Wire
Some Michigan homeowners can undo recent tax foreclosures in bankruptcy
Some Michigan homeowners who file Chapter 13 repayment bankruptcy soon after a tax foreclosure may still be able to unwind the county’s title transfer, giving them a narrow way to get their homes back.
Michigan homeowners who file a repayment bankruptcy soon after a tax-foreclosure deadline may still be able to get their homes back. The Sixth Circuit said Bay County’s title transfer to Carrie Reinhardt’s home can be undone if the filing came soon enough after the county took title.
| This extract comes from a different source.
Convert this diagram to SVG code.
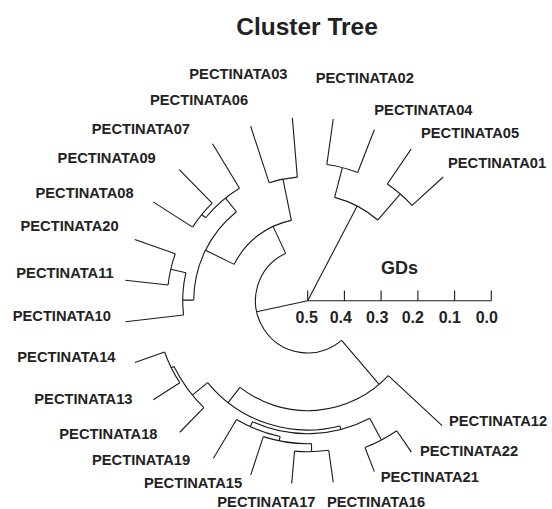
<svg xmlns="http://www.w3.org/2000/svg" width="552" height="509" viewBox="0 0 552 509">
<style>
.c{fill:none;stroke:#1a1a1a;stroke-width:1.1;stroke-linecap:butt}
.l{font-family:"Liberation Sans",Arial,sans-serif;font-weight:bold;font-size:14.7px;fill:#222}
.t{font-family:"Liberation Sans",Arial,sans-serif;font-weight:bold;fill:#222}
</style>
<rect width="552" height="509" fill="#fff"/>
<text class="t" x="307" y="35" font-size="24.5" text-anchor="middle">Cluster Tree</text>
<g id="connectors" class="c" transform="translate(307.7,300.7)">
<path d="M-10.38,-123.56 L-15.36,-182.86"/>
<path d="M-38.52,-117.86 L-57.01,-174.42"/>
<path d="M-68.22,-112.42 L-95.19,-156.88"/>
<path d="M-95.57,-97.60 L-128.39,-131.10"/>
<path d="M-115.08,-73.60 L-154.59,-98.86"/>
<path d="M-132.44,-46.90 L-172.97,-61.25"/>
<path d="M-139.62,-15.66 L-182.36,-20.45"/>
<path d="M-124.17,14.37 L-182.28,21.09"/>
<path d="M-143.10,51.24 L-172.76,61.86"/>
<path d="M-127.91,82.12 L-154.42,99.13"/>
<path d="M-103.88,106.82 L-127.93,131.55"/>
<path d="M-71.13,118.84 L-94.23,157.46"/>
<path d="M-44.43,135.92 L-57.01,174.42"/>
<path d="M-13.16,150.42 L-15.99,182.80"/>
<path d="M21.01,149.53 L25.54,181.71"/>
<path d="M57.25,146.83 L66.66,170.97"/>
<path d="M89.04,130.04 L103.67,151.41"/>
<path d="M80.58,74.88 L134.42,124.91"/>
<path d="M104.34,-95.28 L135.51,-123.73"/>
<path d="M79.63,-116.73 L103.41,-151.59"/>
<path d="M49.98,-128.20 L66.66,-170.97"/>
<path d="M19.15,-136.26 L25.54,-181.71"/>
<path d="M-38.52,-117.86 A124,124 0 0 1 -10.38,-123.56 M-24.72,-121.51 L-16.35,-80.35"/>
<path d="M-115.08,-73.60 A136.6,136.6 0 0 1 -95.57,-97.60 M-106.01,-86.15 L-102.05,-82.93"/>
<path d="M-102.05,-82.93 A131.5,131.5 0 0 1 -68.22,-112.42 M-82.22,-102.63 L-71.28,-88.97"/>
<path d="M-139.62,-15.66 A140.5,140.5 0 0 1 -132.44,-46.90 M-136.93,-31.49 L-121.82,-28.01"/>
<path d="M-124.17,14.37 A125,125 0 0 1 -121.82,-28.01 M-125,-0.65 L-114,-0.60"/>
<path d="M-114,-0.60 A114,114 0 0 1 -71.28,-88.97 M-102.20,-50.51 L-73.51,-36.33"/>
<path d="M-73.51,-36.33 A82,82 0 0 1 -16.35,-80.35 M-34.65,-74.32 L-22.06,-47.31"/>
<path d="M-127.91,82.12 A152,152 0 0 1 -143.10,51.24 M-136.38,67.11 L-133.69,65.78"/>
<path d="M-103.88,106.82 A149,149 0 0 1 -133.69,65.78 M-115.30,94.37 L-100.06,81.90"/>
<path d="M21.01,149.53 A151,151 0 0 1 -13.16,150.42 M3.95,150.95 L3.74,142.95"/>
<path d="M3.74,142.95 A143,143 0 0 1 -44.43,135.92 M-28.51,140.13 L-27.61,135.72"/>
<path d="M-27.61,135.72 A138.5,138.5 0 0 1 -71.13,118.84 M-57.43,126.03 L-55.15,121.02"/>
<path d="M89.04,130.04 A157.6,157.6 0 0 1 57.25,146.83 M73.64,139.34 L62.14,117.59"/>
<path d="M62.14,117.59 A133,133 0 0 1 -55.15,121.02 M33.08,128.82 L32.16,125.24"/>
<path d="M32.16,125.24 A129.3,129.3 0 0 1 -100.06,81.90 M-79.60,101.89 L-67.72,86.68"/>
<path d="M80.58,74.88 A110,110 0 0 1 -67.72,86.68 M71.44,83.65 L33.90,39.69"/>
<path d="M33.90,39.69 A52.2,52.2 0 1 1 -22.06,-47.31 M-51.02,11.03 L0,0"/>
<path d="M19.15,-136.26 A137.6,137.6 0 0 1 49.98,-128.20 M34.68,-133.16 L26.92,-103.35"/>
<path d="M79.63,-116.73 A141.3,141.3 0 0 1 104.34,-95.28 M92.61,-106.72 L70,-80.66"/>
<path d="M26.92,-103.35 A106.8,106.8 0 0 1 70,-80.66 M49.48,-94.65 L0,0"/>
</g>
<g id="axis">
<path class="c" d="M307.7,300.7 H491.3 M307.7,300.7 V290.5 M344.4,300.7 V290.5 M381.1,300.7 V290.5 M417.9,300.7 V290.5 M454.6,300.7 V290.5 M491.3,300.7 V290.5"/>
<g class="t" font-size="16" text-anchor="middle">
<text x="306.7" y="323.3">0.5</text>
<text x="340.8" y="323.3">0.4</text>
<text x="377.2" y="323.3">0.3</text>
<text x="412.8" y="323.3">0.2</text>
<text x="449.8" y="323.3">0.1</text>
<text x="486.8" y="323.3">0.0</text>
</g>
<text class="t" x="381" y="274" font-size="18">GDs</text>
</g>
<g id="n03"><text class="l" x="189.3" y="79">PECTINATA03</text></g>
<g id="n02"><text class="l" x="315.7" y="83.3">PECTINATA02</text></g>
<g id="n06"><text class="l" x="150" y="105.3">PECTINATA06</text></g>
<g id="n04"><text class="l" x="374.3" y="114.5">PECTINATA04</text></g>
<g id="n07"><text class="l" x="91.8" y="134">PECTINATA07</text></g>
<g id="n05"><text class="l" x="421" y="137.5">PECTINATA05</text></g>
<g id="n09"><text class="l" x="57.6" y="163.3">PECTINATA09</text></g>
<g id="n01"><text class="l" x="448" y="167.7">PECTINATA01</text></g>
<g id="n08"><text class="l" x="35.5" y="198">PECTINATA08</text></g>
<g id="n20"><text class="l" x="20.5" y="230.7">PECTINATA20</text></g>
<g id="n11"><text class="l" x="16.3" y="278.3">PECTINATA11</text></g>
<g id="n10"><text class="l" x="12.7" y="320.7">PECTINATA10</text></g>
<g id="n14"><text class="l" x="17.3" y="362">PECTINATA14</text></g>
<g id="n13"><text class="l" x="34.3" y="403.7">PECTINATA13</text></g>
<g id="n18"><text class="l" x="59.3" y="439">PECTINATA18</text></g>
<g id="n19"><text class="l" x="92" y="464.7">PECTINATA19</text></g>
<g id="n15"><text class="l" x="144" y="487.7">PECTINATA15</text></g>
<g id="n17"><text class="l" x="217.3" y="507">PECTINATA17</text></g>
<g id="n16"><text class="l" x="326.9" y="507">PECTINATA16</text></g>
<g id="n21"><text class="l" x="380.7" y="481.7">PECTINATA21</text></g>
<g id="n22"><text class="l" x="420" y="456.3">PECTINATA22</text></g>
<g id="n12"><text class="l" x="449" y="425.7">PECTINATA12</text></g>
</svg>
In Reinhardt’s case, Bay County received title on March 31, 2022, after the foreclosure deadline had passed. Reinhardt filed Chapter 13 shortly afterward and asked the court to undo the transfer, arguing that the county should not get to keep the property simply because title had already changed hands.
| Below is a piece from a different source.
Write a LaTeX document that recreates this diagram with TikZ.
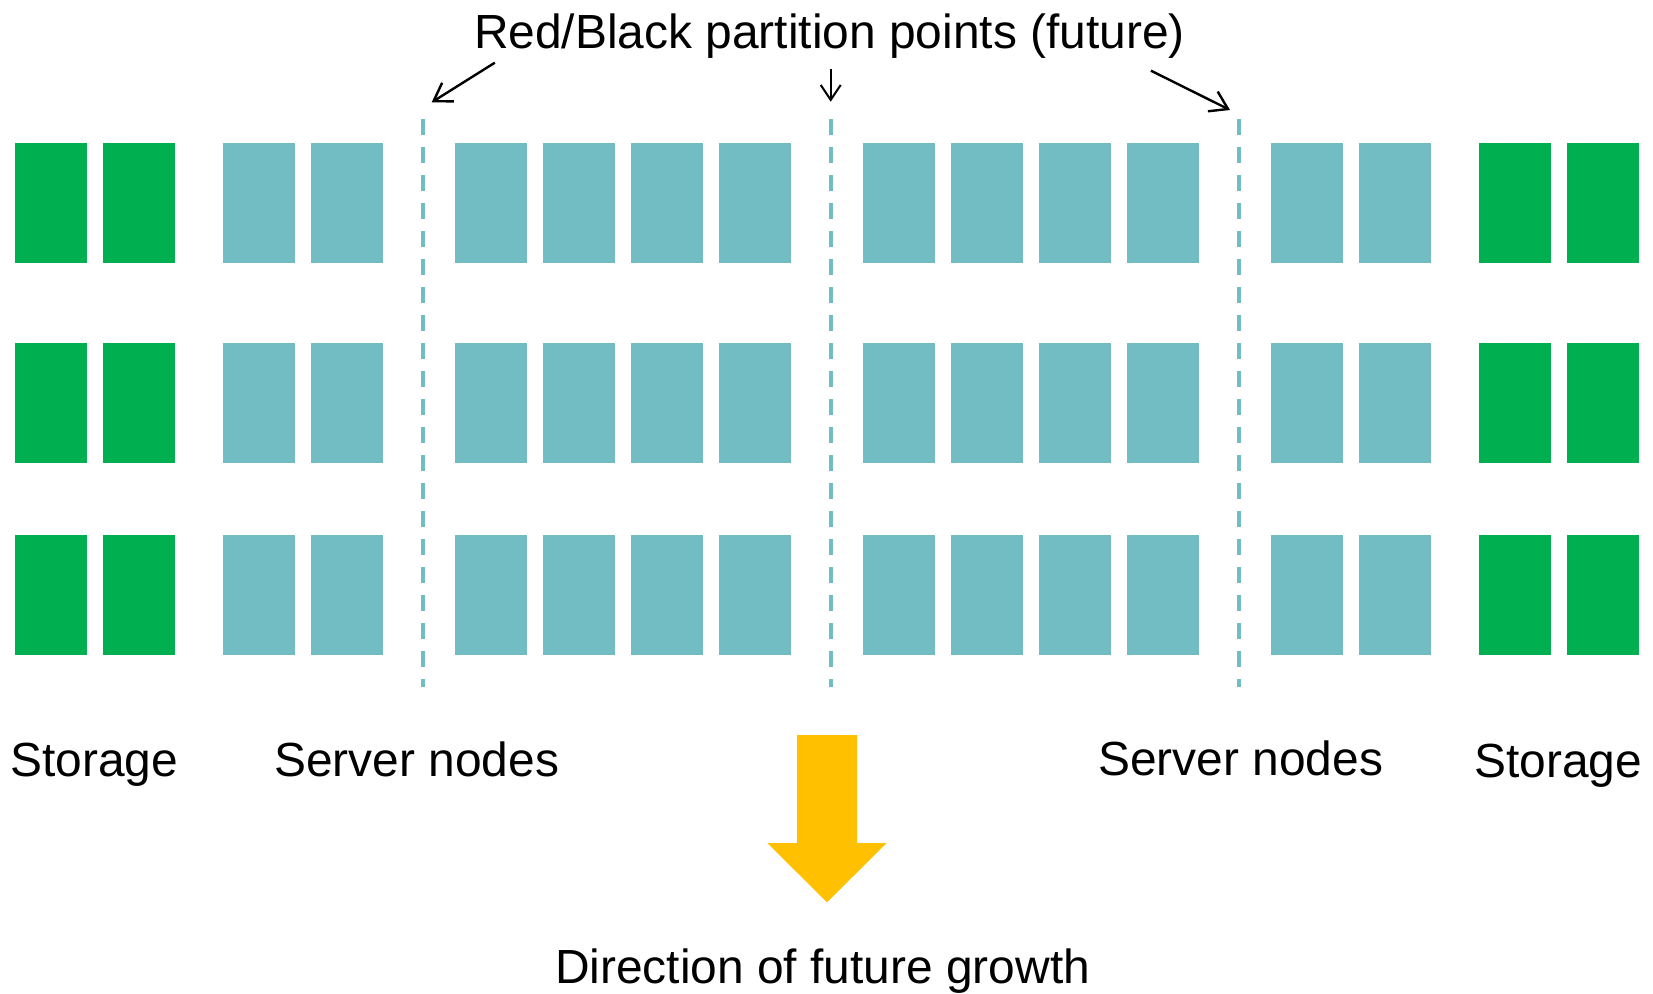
\documentclass[tikz,border=0pt]{standalone}
\usepackage{fontspec}
\setmainfont{Liberation Sans}
\usetikzlibrary{arrows.meta}
\definecolor{storegreen}{HTML}{00B050}
\definecolor{serverteal}{HTML}{72BDC4}
\definecolor{growthgold}{HTML}{FFC000}
\begin{document}
\begin{tikzpicture}[x=1pt,y=-1pt,
  rack/.style={rectangle,inner sep=0pt,minimum width=72pt,minimum height=120pt,draw=none},
  storebox/.style={rack,fill=storegreen},
  serverbox/.style={rack,fill=serverteal},
  partline/.style={serverteal,line width=3.8pt,dash pattern=on 16pt off 12pt},
  pointer/.style={black,line width=2.4pt,-{Straight Barb[length=17pt,width=22pt]}},
  label/.style={inner sep=0pt,anchor=base,font=\fontsize{47.9}{58}\selectfont}]
  \useasboundingbox (0,0) rectangle (1653,993);

  % racks: three rows, storage at both ends, server nodes between
  \foreach \r/\y in {1/203,2/403,3/595}{
    \foreach \c/\x in {1/51,2/139,15/1515,16/1603}
      \node[storebox] (s-\r-\c) at (\x,\y) {};
    \foreach \c/\x in {3/259,4/347,5/491,6/579,7/667,8/755,9/899,10/987,11/1075,12/1163,13/1307,14/1395}
      \node[serverbox] (n-\r-\c) at (\x,\y) {};
  }

  % red/black partition lines
  \foreach \i/\x in {1/423,2/831,3/1239}{
    \coordinate (pt-\i) at (\x,119);
    \coordinate (pb-\i) at (\x,686.7);
    \draw[partline] (pt-\i) -- (pb-\i);
  }

  % title and pointers to the partition lines
  \node[label] (title) at (829.5,48.3) {Red/Black partition points (future)};
  \coordinate (a1s) at (494.8,62.7);  \coordinate (a1e) at (431.7,102.3);
  \coordinate (a2s) at (830.7,69.3);  \coordinate (a2e) at (830.7,101.7);
  \coordinate (a3s) at (1151,70.7);   \coordinate (a3e) at (1230,110);
  \draw[pointer] (a1s) -- (a1e);
  \draw[pointer,line width=2pt,-{Straight Barb[length=15pt,width=20pt]}] (a2s) -- (a2e);
  \draw[pointer] (a3s) -- (a3e);

  % group labels
  \node[label] (stL) at (94.2,776) {Storage};
  \node[label] (svL) at (416.8,776) {Server nodes};
  \node[label] (svR) at (1240.7,775) {Server nodes};
  \node[label] (stR) at (1558.1,777.7) {Storage};

  % growth arrow
  \fill[growthgold] (797,735) -- (857,735) -- (857,843) -- (886.7,843)
    -- (827,902.3) -- (767.3,843) -- (797,843) -- cycle;
  \node[label] (growth) at (822.6,983.3) {Direction of future growth};
\end{tikzpicture}
\end{document}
When title is not the final word
The appeals court sided with Reinhardt and reversed, saying the transfer met the Bankruptcy Code’s preference rules under 11 U.S.C. § 547(b)(4) and 11 U.S.C. § 547(b)(5) as a matter of law. In plain terms, the court said the county’s title claim was not insulated from bankruptcy just because the foreclosure process had run far enough to put the property in the county’s name.
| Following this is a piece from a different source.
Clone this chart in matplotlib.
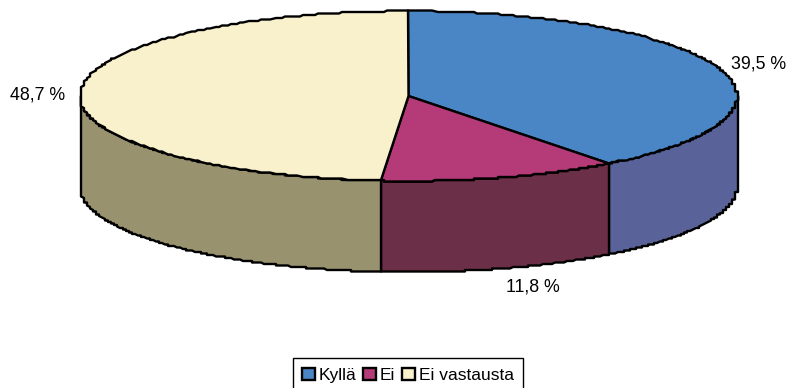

That does not rewrite Michigan’s tax-foreclosure system wholesale. It does, though, give some Chapter 13 debtors a real argument that a recent transfer can be unwound if the timing lines up the way it did here. For homeowners who miss a foreclosure deadline and then move quickly into bankruptcy, that distinction can decide whether the house is gone for good or still within reach.